Survenance d’un conflit

Même s’il a été tenu compte de ce qui précède, des conflits peuvent néanmoins survenir. Les conflits sont d’ailleurs présents de façon latente et inhérente dans les relations de franchise. Le franchisé et le franchiseur ont en effet des intérêts distincts. Donnons un exemple concret : le franchiseur a souvent comme intérêt de voir croître le chiffre d’affaires du franchisé, puisqu’il pourra, dès lors, percevoir des redevances plus élevées. Le franchisé a, pour sa part, plutôt comme intérêt de voir grandir sa marge bénéficiaire. Ces deux objectifs ne sont pas toujours concordants. Par conséquent, il convient de constater et de maîtriser ces divergences à temps.
Dans un conflit, une phase émotionnelle est souvent observée, durant laquelle chacune des parties se forge une perception déterminée de l’autre partie. L’atmosphère change et des sentiments négatifs naissent à l’égard les uns des autres. Ceci est une phase dangereuse, car une spirale négative peut s’installer avec pour conséquence la diminution de la communication et de la confiance mutuelle.
Ultérieurement, le conflit devient ouvert. Celui-ci peut être passif ou actif / agressif.
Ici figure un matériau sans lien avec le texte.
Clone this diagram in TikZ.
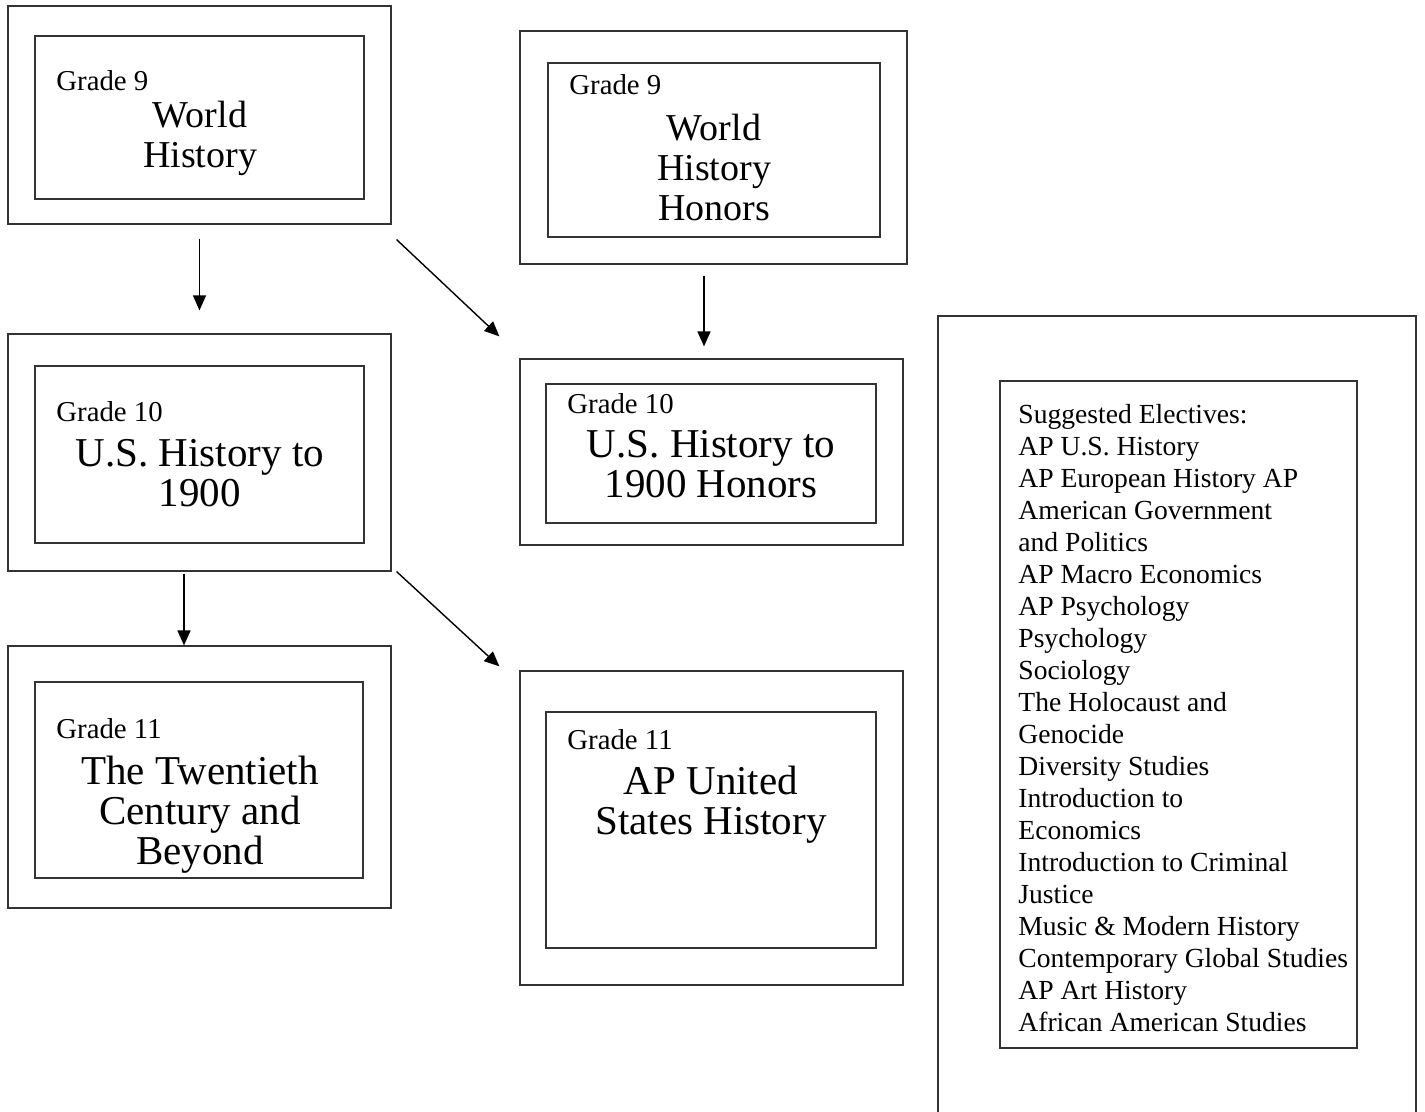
\documentclass[tikz,border=0pt]{standalone}
\usepackage{fontspec}
\setmainfont{Liberation Serif}
\usetikzlibrary{fit,arrows.meta}

\tikzset{
  outer/.style={draw=black!80, line width=0.6pt, inner sep=0pt},
  inner/.style={draw=black!80, line width=0.6pt, inner sep=0pt},
  grade/.style={anchor=base west, inner sep=0pt, font=\fontsize{14.4}{16}\selectfont},
  title/.style={anchor=base, inner sep=0pt, align=center, font=\fontsize{20.5}{20}\selectfont},
  wtitle/.style={title, font=\fontsize{19}{20}\selectfont},
  elect/.style={anchor=north west, inner sep=0pt, align=left, font=\fontsize{13.8}{16}\selectfont},
  arr/.style={line width=0.7pt, -{Triangle[length=7.5pt,width=6.5pt]}}
}

\begin{document}
\begin{tikzpicture}[x=0.5pt, y=-0.5pt]

    \clip (0,0) rectangle (1425,1112);

    % Define nodes (titles sit on the baseline of their last line)

    \node[outer, fit={(8,6) (391,224)}]       (w9){}; %
    \node[inner, fit={(35,36) (364,199)}]     (w9in){}; %
    \node[grade] at (56,91)                   (w9g){Grade 9}; %
    \node[wtitle] at (200,168)                (w9t){World\\History}; %

    \node[outer, fit={(520,31) (907,264)}]    (wh9){}; %
    \node[inner, fit={(548,63) (880,237)}]    (wh9in){}; %
    \node[grade] at (569,95)                  (wh9g){Grade 9}; %
    \node[wtitle] at (714,221)                (wh9t){World\\History\\Honors}; %

    \node[outer, fit={(8,334) (391,571)}]     (u10){}; %
    \node[inner, fit={(35,366) (364,543)}]    (u10in){}; %
    \node[grade] at (56,422)                  (u10g){Grade 10}; %
    \node[title] at (200,507)                 (u10t){U.S. History to\\1900}; %

    \node[outer, fit={(520,359) (903,545)}]   (u10h){}; %
    \node[inner, fit={(546,384) (876,523)}]   (u10hin){}; %
    \node[grade] at (567,414)                 (u10hg){Grade 10}; %
    \node[title] at (711,498)                 (u10ht){U.S. History to\\1900 Honors}; %

    \node[outer, fit={(8,646) (391,908)}]     (t11){}; %
    \node[inner, fit={(35,682) (363,878)}]    (t11in){}; %
    \node[grade] at (56,738)                  (t11g){Grade 11}; %
    \node[title] at (200,864)                 (t11t){The Twentieth\\Century and\\Beyond}; %

    \node[outer, fit={(520,671) (903,985)}]   (ap11){}; %
    \node[inner, fit={(546,712) (876,948)}]   (ap11in){}; %
    \node[grade] at (567,749)                 (ap11g){Grade 11}; %
    \node[title] at (711,834)                 (ap11t){AP United\\States History}; %

    % electives
    \node[outer, fit={(938,316) (1416,1140)}] (el){}; %
    \node[inner, fit={(1000,381) (1357,1048)}] (elin){}; %
    \node[elect] at (1018,404)                (elt){Suggested Electives:\\
      AP U.S. History\\
      AP European History AP\\
      American Government\\
      and Politics\\
      AP Macro Economics\\
      AP Psychology\\
      Psychology\\
      Sociology\\
      The Holocaust and\\
      Genocide\\
      Diversity Studies\\
      Introduction to\\
      Economics\\
      Introduction to Criminal\\
      Justice\\
      Music \& Modern History\\
      Contemporary Global Studies\\
      AP Art History\\
      African American Studies}; %

    % Connect the nodes
    \draw[arr, shorten <=7pt, shorten >=11.5pt] (w9.south) -- (u10.north);
    \draw[arr] ([xshift=2.5pt,yshift=-7.5pt]w9.south east) -- ([xshift=-10pt,yshift=11pt]u10h.north west);
    \draw[arr, shorten <=5.5pt, shorten >=6pt] ([xshift=-4.75pt]wh9.south) -- ([xshift=-4.75pt]wh9.south |- u10h.north);
    \draw[arr, shorten <=1pt] ([xshift=-7.75pt]u10.south) -- ([xshift=-7.75pt]u10.south |- t11.north);
    \draw[arr] ([xshift=2.5pt]u10.south east) -- ([xshift=-10pt,yshift=2pt]ap11.north west);

\end{tikzpicture}
\end{document}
Une partie va, par exemple, systématiquement formuler des remarques ou annuler des réunions. Des actions agressives, telles que des situations dans lesquelles le franchisé commence à vendre des produits d’une marque concurrente ou dans lesquelles le franchiseur ouvre un nouvel établissement dans les environs du franchisé, doivent absolument être évitées.
Un conflit pourra bien mieux être résolu avant que celui-ci ne connaisse une escalade.

Résolution d’un conflit

Afin de résoudre un conflit, il convient tout d’abord de le cibler et de le définir. Il convient à cet égard de ne pas rester obnubilé par les symptômes, mais bien de rechercher le cœur du problème. Un franchisé pourrait ainsi se plaindre du manque d’assistance qu’il reçoit ; tandis que le franchiseur pourrait se plaindre de l’insuffisance des efforts du franchisé ou du non-respect de la formule. Dans de tels cas, le cœur du conflit peut être une vision différente concernant la stratégie commerciale la plus appropriée.
Il convient alors de réfléchir à une solution. La créativité n’est pas interdite. Un conflit entre un franchisé et un franchiseur peut offrir la possibilité d’ajuster la formule ou de développer une nouvelle stratégie pour l’ensemble du réseau.
Afin de résoudre réellement un conflit, il est important que la solution émane de l’ensemble des parties. La solution ne peut être imposée. Il doit s’agir d’un compromis. Si tel ne devait pas être le cas, il y a de fortes chances que le conflit continue de grandir de façon sous-jacente et éclate à nouveau au grand jour en cas de nouveau problème.
Si une solution a été trouvée, celle-ci doit naturellement être implémentée et son exécution doit être contrôlée.

Impasse – externalisation

Le franchisé et le franchiseur sont bien souvent en mesure de trouver, via des négociations, une solution mutuellement acceptable. L’intervention des avocats peut être utile à cet égard, afin d’examiner et de déterminer la solution sur le plan juridique.
Si ceci devait échouer, il existe un certain nombre d’autres manières de résoudre les différends.
La médiation, c.-à-d. le processus par lequel un tiers neutre assiste les parties afin de trouver une solution, est bien souvent une manière rapide et efficace (en termes de coûts) d’atteindre une solution. Le médiateur est formé à toute une série de techniques afin de déminer la situation, de faire abstraction des émotions et de laisser les parties se rapprocher en fonction de leurs intérêts mutuels.

Si cela ne devait vraiment pas fonctionner, il n’y a alors plus d’autre choix que d’initier une procédure devant les tribunaux de l’ordre judiciaire ou de débuter une procédure d’arbitrage. Dans le cadre de telles procédures, un juge ou une personne privée indépendante va émettre un jugement sur le différend. Ceci peut être moins favorable, dès lors que les parties n’ont, dans ce cas, pas choisi elles-mêmes la solution.